▶ _GIVEN RECORDS_
==================================================
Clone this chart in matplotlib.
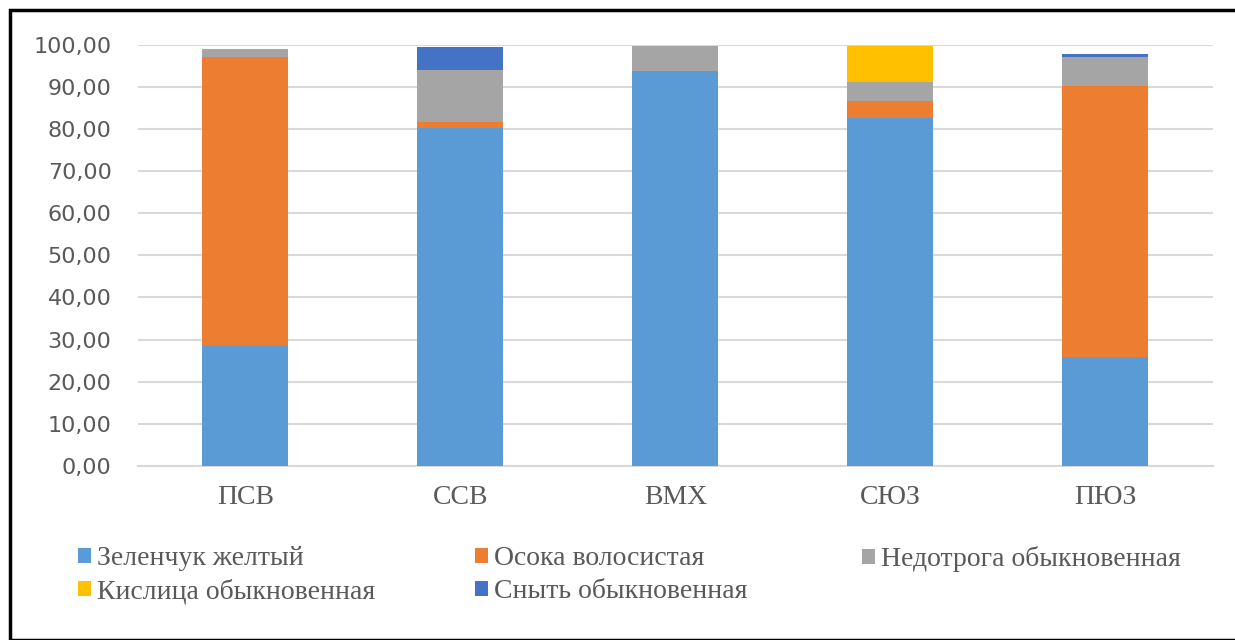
import matplotlib
matplotlib.use("Agg")
import matplotlib.pyplot as plt
import matplotlib.patches as patches
import numpy as np

categories = ["ПСВ", "ССВ", "ВМХ", "СЮЗ", "ПЮЗ"]
species = [
    "Зеленчук желтый",
    "Осока волосистая",
    "Недотрога обыкновенная",
    "Кислица обыкновенная",
    "Сныть обыкновенная",
]
zelenchuk = [28.5, 80.2, 93.7, 82.7, 25.9]
osoka = [68.5, 1.5, 0.0, 3.9, 64.4]
nedotroga = [2.0, 12.2, 6.1, 4.5, 6.9]
kislitsa = [0.0, 0.0, 0.0, 8.7, 0.0]
snyt = [0.0, 5.5, 0.0, 0.0, 0.6]
colors = ["#5b9bd5", "#ed7d31", "#a5a5a5", "#ffc000", "#4472c4"]

fig = plt.figure(figsize=(12.35, 6.4), dpi=100)
ax = fig.add_axes([0.1117, 0.272, 0.8703, 0.658])

x = np.arange(len(categories))
bottom = np.zeros(len(categories))
handles = []
for name, vals, color in zip(species, [zelenchuk, osoka, nedotroga, kislitsa, snyt], colors):
    bars = ax.bar(x, vals, 0.4, bottom=bottom, color=color, label=name, zorder=3)
    handles.append(bars)
    bottom += np.array(vals)

ax.set_xlim(-0.5, len(categories) - 0.5)
ax.set_ylim(0, 100)
ax.set_yticks(np.arange(0, 101, 10))
ax.set_yticklabels([f"{v:.2f}".replace(".", ",") for v in np.arange(0, 101, 10)],
                   fontsize=16, color="#595959", family="DejaVu Sans")
ax.set_xticks(x)
ax.set_xticklabels(categories, fontsize=20, color="#595959", family="Liberation Serif")
ax.tick_params(axis="both", length=0)
ax.tick_params(axis="x", pad=14)
ax.tick_params(axis="y", pad=19)
ax.grid(axis="y", color="#d9d9d9", linewidth=1.5, zorder=0)
for s in ["top", "right", "left"]:
    ax.spines[s].set_visible(False)
ax.spines["bottom"].set_color("#d9d9d9")
ax.spines["bottom"].set_linewidth(1.5)

# one legend per column so each column starts where it does in the original
columns = [([0, 3], 78), ([1, 4], 475), ([2], 862)]
for idx, xpix in columns:
    leg = fig.legend([handles[i] for i in idx], [species[i] for i in idx],
                     loc="upper left", bbox_to_anchor=(xpix / 1235, 1 - 546 / 640),
                     frameon=False, borderpad=0, borderaxespad=0,
                     prop={"family": "Liberation Serif", "size": 20},
                     handlelength=0.45, handleheight=0.45, handletextpad=0.25,
                     labelspacing=0.3, labelcolor="#595959")

fig.patches.append(patches.Rectangle((10 / 1235, 0), 1.0, 630 / 640, transform=fig.transFigure,
                                     fill=False, edgecolor="black", linewidth=2.5))

fig.savefig("out.png", dpi=100)
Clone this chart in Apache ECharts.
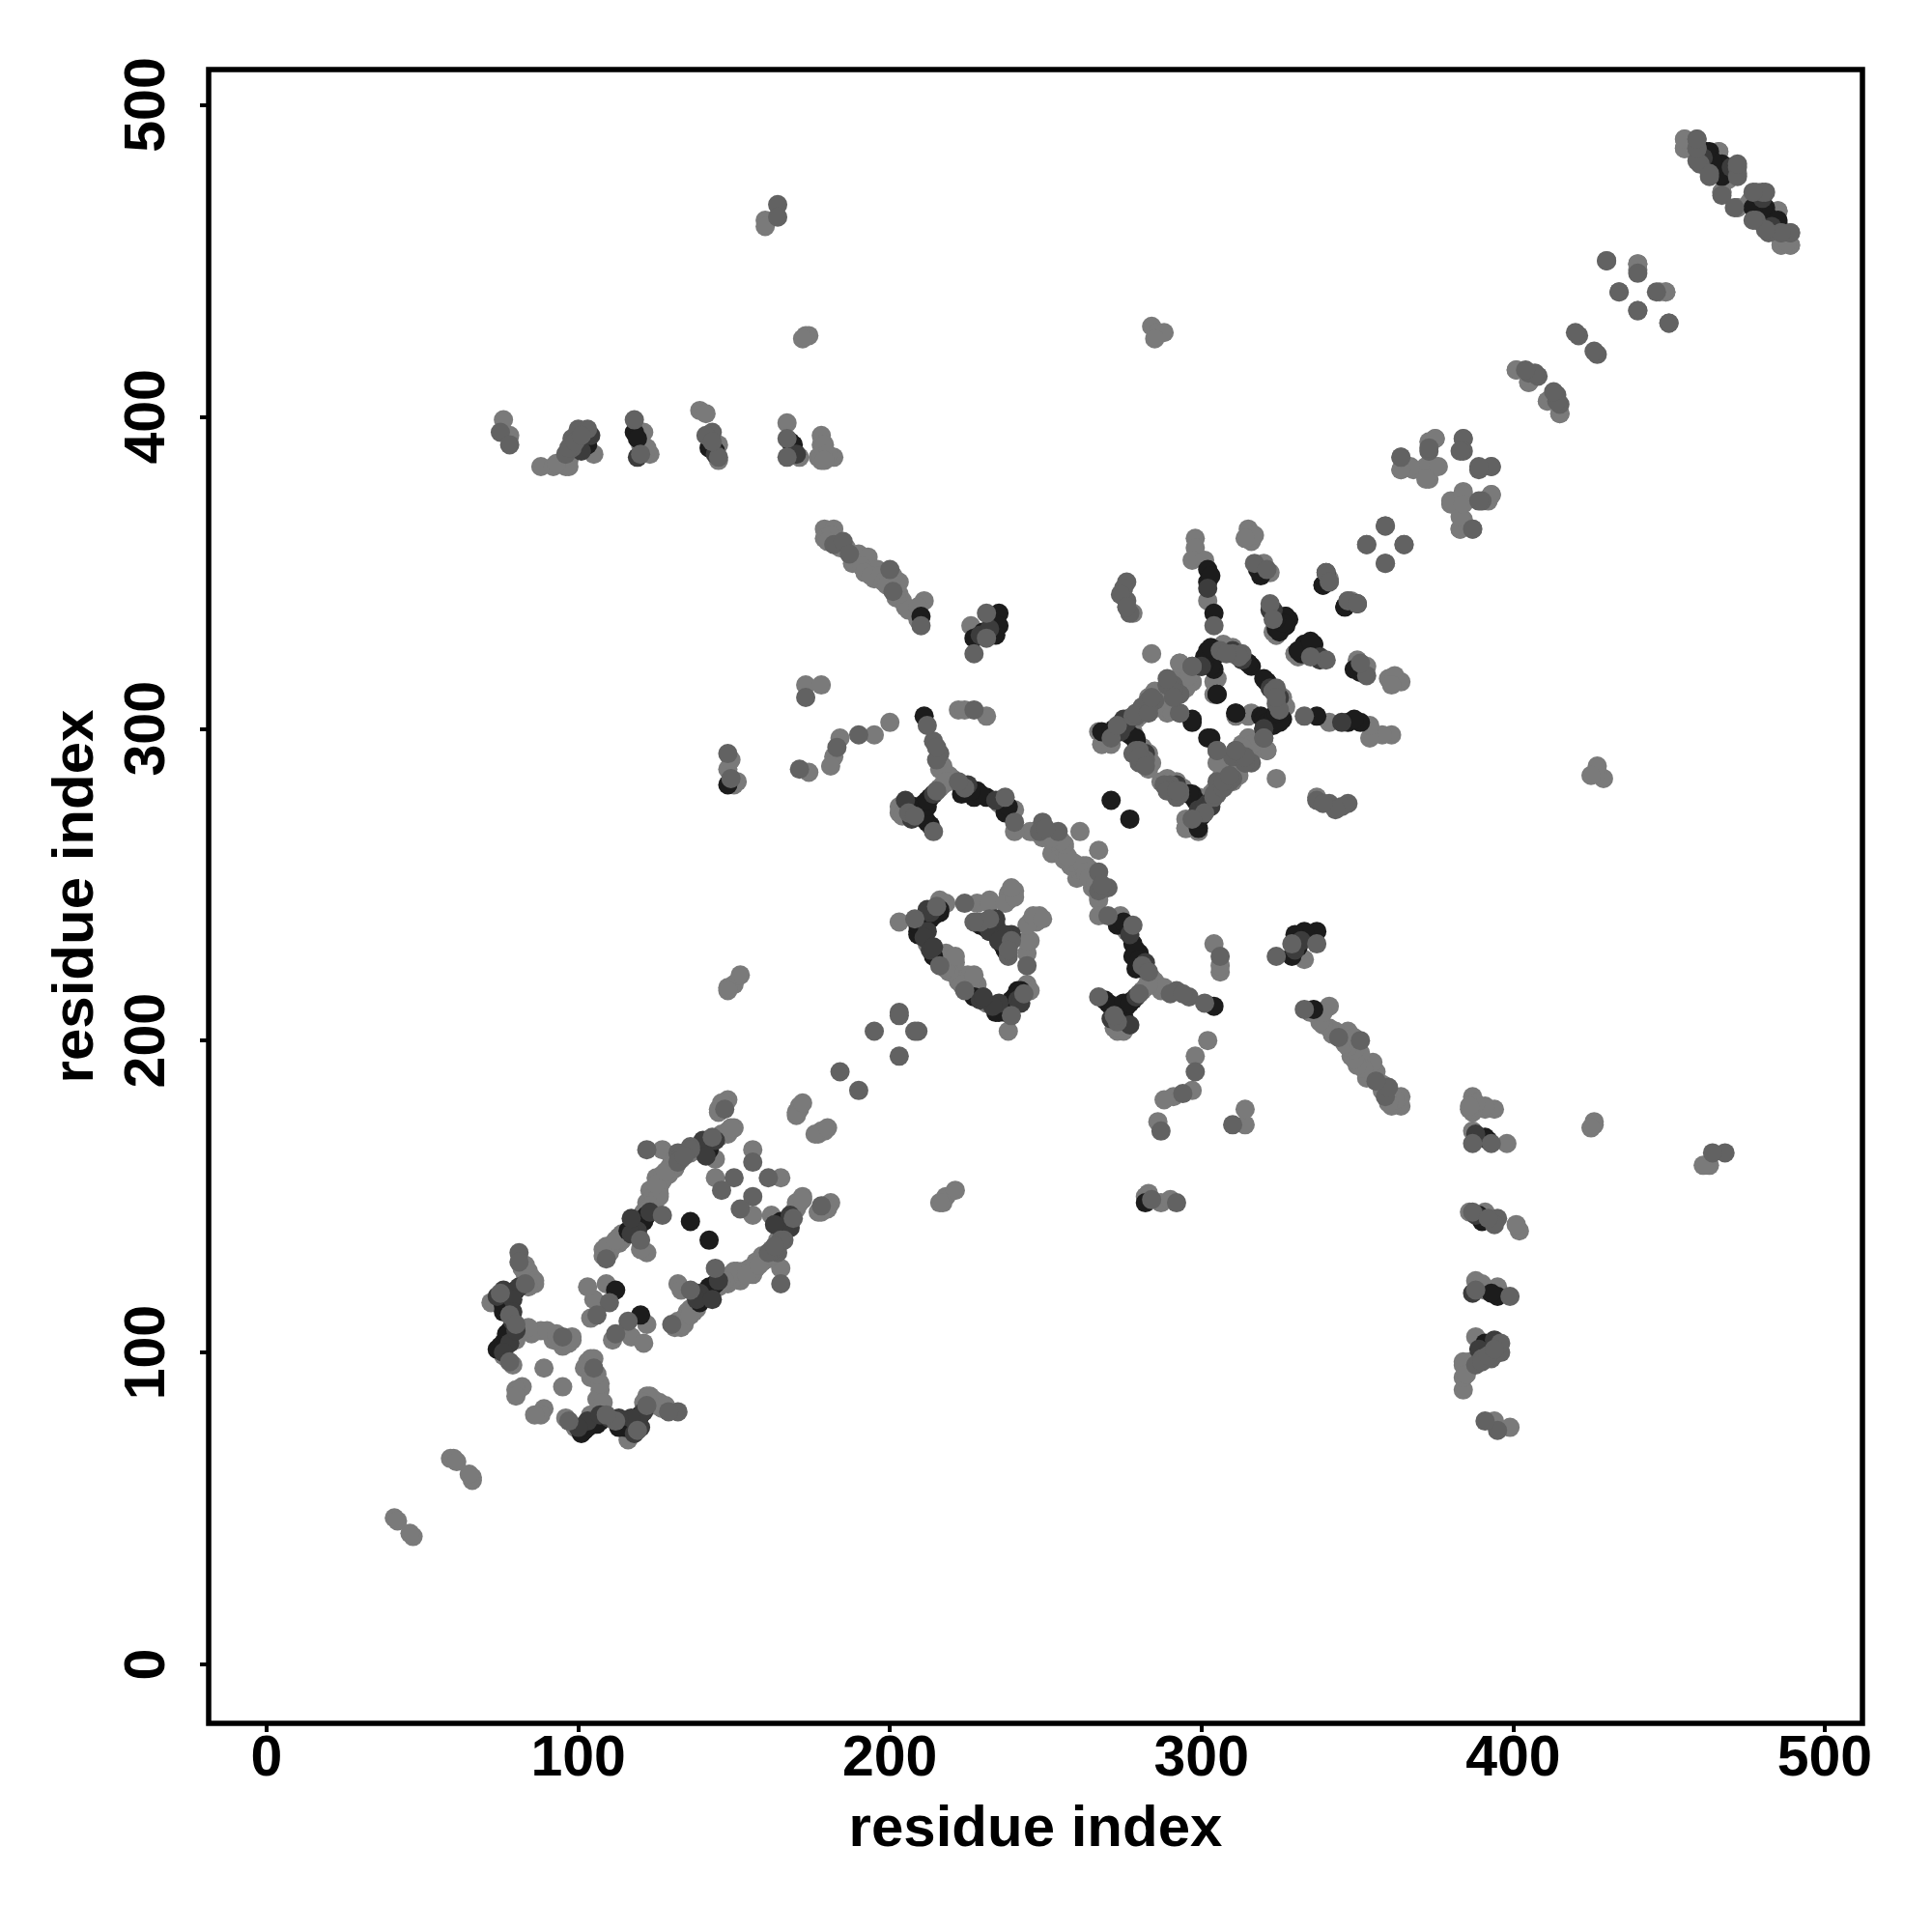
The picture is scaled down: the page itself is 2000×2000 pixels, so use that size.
<!DOCTYPE html>
<html><head><meta charset="utf-8">
<script src="https://cdn.jsdelivr.net/npm/echarts@6/dist/echarts.min.js"></script>
<style>html,body{margin:0;background:#fff}#c{width:2000px;height:2000px}</style></head>
<body><div id="c"></div>
<script>
const tickValues=[0,100,200,300,400,500];
const axisTitle='residue index';
const darkContacts=[[115,76],[117,77],[119,79],[120,80],[107,78],[105,77],[102,75],[101,74],[120,112],[140,118],[142,120],[143,121],[139,116],[165,142],[166,140],[167,141],[142,136],
[116,76],[118,78],[103,76],[104,77],[106,77],[141,119],[140,119],[141,118],[144,122],[142,121],[166,141],[167,142],[165,140],[113,76],
[241,216],[238,212],[236,210],[235,209],[227,214],[236,231],[237,211],[239,213],[240,214],[242,216],[234,209],[237,209],[235,232],[237,229],
[273,237],[278,231],[280,228],[278,227],[279,223],[304,211],[270,212],[273,210],[276,211],[278,213],[275,208],[275,238],[279,229],[280,226],[269,213],[271,211],[272,211],[274,209],[275,212],[277,212],
[271,277],[302,351],[302,347],[304,337],[319,349],[324,333],[327,336],[327,333],[339,346],[346,339],[350,340],[333,327],[336,327],[332,324],[297,302],[279,296],[296,279],[299,268],[299,271],[303,297],[302,322],[304,324],[315,321],[302,321],[305,311],[321,315],[325,305],[322,302],[319,304],[323,304],[311,305],
[272,300],[273,299],[298,277],[297,279],[300,320],[301,323],[303,323],[302,325],[305,324],[316,320],[323,302],[320,303],[321,301],[324,302],[326,303],[303,349],[318,351],[326,334],[325,331],[328,335],[334,326],[335,324],
[103,391],[118,395],[142,390],[169,391],[210,336],[102,392],[119,393],[144,389],[168,392],
[227,329],[230,331],[235,337],[235,333],[234,330],[282,148],
[463,485],[467,480],[467,477],[478,467],[481,467],[482,464],[485,462]];
const charcoalContacts=[[120,76],[121,81],[117,79],[118,74],[113,79],[110,79],[103,78],[100,76],[107,80],[145,123],[138,119],[139,119],[138,117],[143,117],[168,140],[168,144],[163,141],
[241,213],[242,212],[235,212],[233,211],[229,213],[230,214],[239,234],[234,237],[232,235],
[277,234],[282,225],[271,207],[279,214],[277,205],[274,300],[275,301],[276,303],[282,292],[281,291],[299,274],[300,273],[302,276],[303,275],[322,313],[325,310],[323,338],[302,345],[338,322],[144,388],[119,387],[101,389],[104,394],[170,388],[300,320],[229,330],[232,332],[461,483],[470,480]];
const midContacts=[[132,81],[129,81],[122,83],[119,75],[112,78],[109,80],[97,78],[105,95],
[116,110],[112,106],[136,120],[130,109],[144,127],[164,132],[165,122],[166,136],[169,143],[178,147],[161,156],[156,150],[152,146],[165,136],[163,133],[161,132],[163,134],[190,184],[203,195],[209,203],[208,203],
[243,215],[239,208],[224,216],[244,224],[239,232],[238,227],[229,238],
[267,254],[270,249],[267,248],[270,240],[278,237],[281,224],[283,222],[292,216],[296,214],[301,212],[267,214],[280,215],[273,206],[272,208],[306,227],[268,250],[290,215],[294,215],
[276,347],[276,341],[277,337],[304,333],[317,353],[322,340],[323,335],[340,350],[347,341],[297,320],[271,297],[279,304],[281,307],[289,314],[291,314],[293,311],[293,305],[278,292],[280,289],[290,282],[293,280],[301,273],[304,278],[306,281],[314,289],[311,293],[305,293],[320,297],[306,325],[312,323],[323,312],
[283,307],[285,309],[279,293],[280,292],[291,280],[288,282],[305,279],[307,283],[309,283],[305,283],[310,284],[312,291],[310,291],[316,289],[313,324],[310,324],[324,308],[275,345],[274,343],[276,339],[321,351],
[359,365],[353,359],[365,359],[359,353],
[75,395],[78,391],[96,388],[98,390],[98,393],[100,396],[103,396],[118,399],[120,388],[143,395],[141,394],[145,387],[167,393],[167,387],[97,390],[99,392],[101,394],[143,392],
[182,359],[185,360],[187,356],[200,351],[201,344],[210,333],
[227,324],[231,337],[231,329],[173,310],[190,298],[183,294],[171,287],[284,149],[292,148],
[364,387],[373,389],[384,393],[384,389],[389,383],[390,373],
[405,414],[408,413],[414,407],[415,404],[421,426],[427,420],[430,450],[440,446],[434,440],[440,434],[450,430],
[164,468],[164,464],
[459,489],[459,486],[460,481],[472,480],[472,477],[463,477],[467,471],[478,463],[482,459],[486,459],[489,459],[481,472]];
const lightContacts=[[41,47],[60,66],[59,66],[42,46],[61,65],
[126,84],[123,86],[125,83],[116,72],[99,76],[96,79],[89,82],[88,80],[86,80],[107,88],[106,85],[104,98],[102,95],[104,92],[95,89],
[127,82],[124,85],[122,86],[128,83],[121,84],[104,80],[108,84],[107,90],[106,93],[103,97],[105,98],
[122,109],[117,105],[121,103],[111,104],
[132,122],[133,108],[134,111],[138,114],[135,113],[133,120],[147,124],[153,126],[155,127],[159,131],[165,127],[164,136],[171,148],[172,150],[170,146],[162,144],[177,145],[181,148],[165,156],[156,144],[178,171],[177,170],[179,171],[156,125],[152,123],[159,129],[160,130],
[148,122],[150,124],[151,126],[157,127],[157,129],[161,130],[162,133],[169,145],[170,148],[172,149],[136,114],[137,113],[131,108],[132,110],[134,109],[136,112],[178,145],[179,147],[180,146],[176,170],[180,172],[149,125],[150,126],[154,125],[158,128],[147,123],[146,122],[145,121],[162,131],[164,134],
[238,203],[244,218],[231,212],[228,218],[224,220],[225,221],[248,240],[245,238],[245,232],[244,228],[247,238],[244,232],[244,237],[243,216],[245,216],[246,240],[249,239],[226,217],[222,219],[223,218],[227,221],
[267,261],[261,255],[265,251],[260,252],[265,249],[267,246],[260,255],[262,255],[264,253],[266,250],[267,245],[267,240],[274,240],[276,235],[285,219],[287,216],[282,217],[273,203],[275,203],[306,222],[306,224],[304,231],
[256,262],[254,263],[252,264],[250,266],[258,256],[259,257],[263,256],[264,255],[265,252],[284,220],[283,219],[288,217],[281,216],[283,218],[274,205],[272,204],
[278,337],[298,361],[298,358],[297,354],[301,354],[302,341],[315,364],[316,360],[320,353],[322,350],[324,330],[341,347],[330,324],[293,321],[284,324],[267,299],[268,295],[277,302],[283,310],[285,312],[294,315],[297,315],[289,310],[289,305],[280,293],[283,290],[293,281],[295,268],[295,271],[299,278],[306,284],[309,287],[312,288],[315,293],[315,297],[306,290],[321,293],[309,325],[305,316],[315,304],[311,304],
[278,303],[280,304],[286,310],[287,312],[290,315],[292,316],[295,316],[294,313],[281,290],[282,288],[283,292],[294,281],[290,283],[289,284],[287,283],[303,279],[307,285],[311,286],[313,290],[316,292],[313,295],[317,296],[307,327],[310,326],[326,307],[317,362],[314,361],[331,323],[341,348],
[76,399],[78,394],[88,384],[92,384],[96,384],[105,388],[97,386],[121,395],[120,391],[123,388],[139,402],[141,401],[145,391],[167,398],[171,387],[178,394],[178,391],[179,391],[177,387],[182,387],[97,384],[93,385],[122,390],[145,386],[180,388],[178,386],[179,386],
[179,364],[182,364],[179,361],[190,356],[193,355],[196,351],[195,348],[203,347],[203,343],[204,341],[211,341],
[181,362],[180,360],[184,358],[186,358],[188,353],[191,352],[192,350],[194,349],[197,349],[198,347],[199,346],[201,349],[202,342],[205,339],[206,338],[209,339],[209,335],
[226,333],[173,314],[178,314],[200,302],[195,298],[184,297],[182,291],[181,288],[174,286],
[283,151],[287,148],[290,149],[282,150],
[160,463],[160,461],[173,426],[174,426],[172,425],[284,429],[286,427],[288,427],[285,425],[218,150],[221,152],[217,148],[216,148],
[364,383],[368,383],[373,380],[375,384],[373,392],[375,393],[372,384],[393,384],[384,376],[380,372],[393,375],[384,367],[383,364],[387,364],
[401,415],[405,411],[411,405],[415,401],[440,449],[447,440],[449,440],
[455,489],[455,486],[466,485],[463,481],[469,476],[467,472],[472,467],[478,472],[485,466],[486,455],[489,455],[456,488]];

const symmetric=list=>list.concat(list.map(([a,b])=>[b,a]));
const FONT='"Liberation Sans"';
function axis(rot,gap,lmargin,lo,hi){return {
  type:'value',name:axisTitle,nameLocation:'middle',nameGap:gap,
  nameTextStyle:{fontFamily:FONT,fontWeight:'bold',fontSize:60,color:'#000'},
  min:lo,max:hi,
  splitLine:{show:false},
  axisLine:{show:false,onZero:false},
  axisTick:{show:true,length:9,inside:false,customValues:tickValues,lineStyle:{color:'#000',width:4}},
  axisLabel:{show:true,rotate:rot,margin:lmargin,fontFamily:FONT,fontWeight:'bold',fontSize:59,color:'#000',
    customValues:tickValues,hideOverlap:false,showMinLabel:true,showMaxLabel:true}
};}
const series=[[lightContacts,'#7a7a7a'],[darkContacts,'#1c1c1c'],[charcoalContacts,'#3c3c3c'],[midContacts,'#626262']].map(([d,c])=>({
  type:'scatter',data:symmetric(d),symbol:'circle',symbolSize:20,silent:true,
  itemStyle:{color:c,opacity:1,borderWidth:0},animation:false
}));
const chart=echarts.init(document.getElementById('c'),null,{renderer:'canvas'});
chart.setOption({
  animation:false,backgroundColor:'#fff',
  grid:{left:216,top:72,width:1712,height:1712,show:true,borderColor:'#000',borderWidth:5.5,backgroundColor:'transparent',containLabel:false},
  xAxis:axis(0,80,8,-18.6,512.1),
  yAxis:axis(90,107,33,-18.9,511.3),
  series
});
</script></body></html>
==================================================
▶ _WRITTEN PROBLEM_
Show every line from the entries above in which "matplotlib" appears.

▶ _FINISHED ANSWER_
Clone this chart in matplotlib.
import matplotlib
matplotlib.use("Agg")
import matplotlib.pyplot as plt
import matplotlib.patches as patches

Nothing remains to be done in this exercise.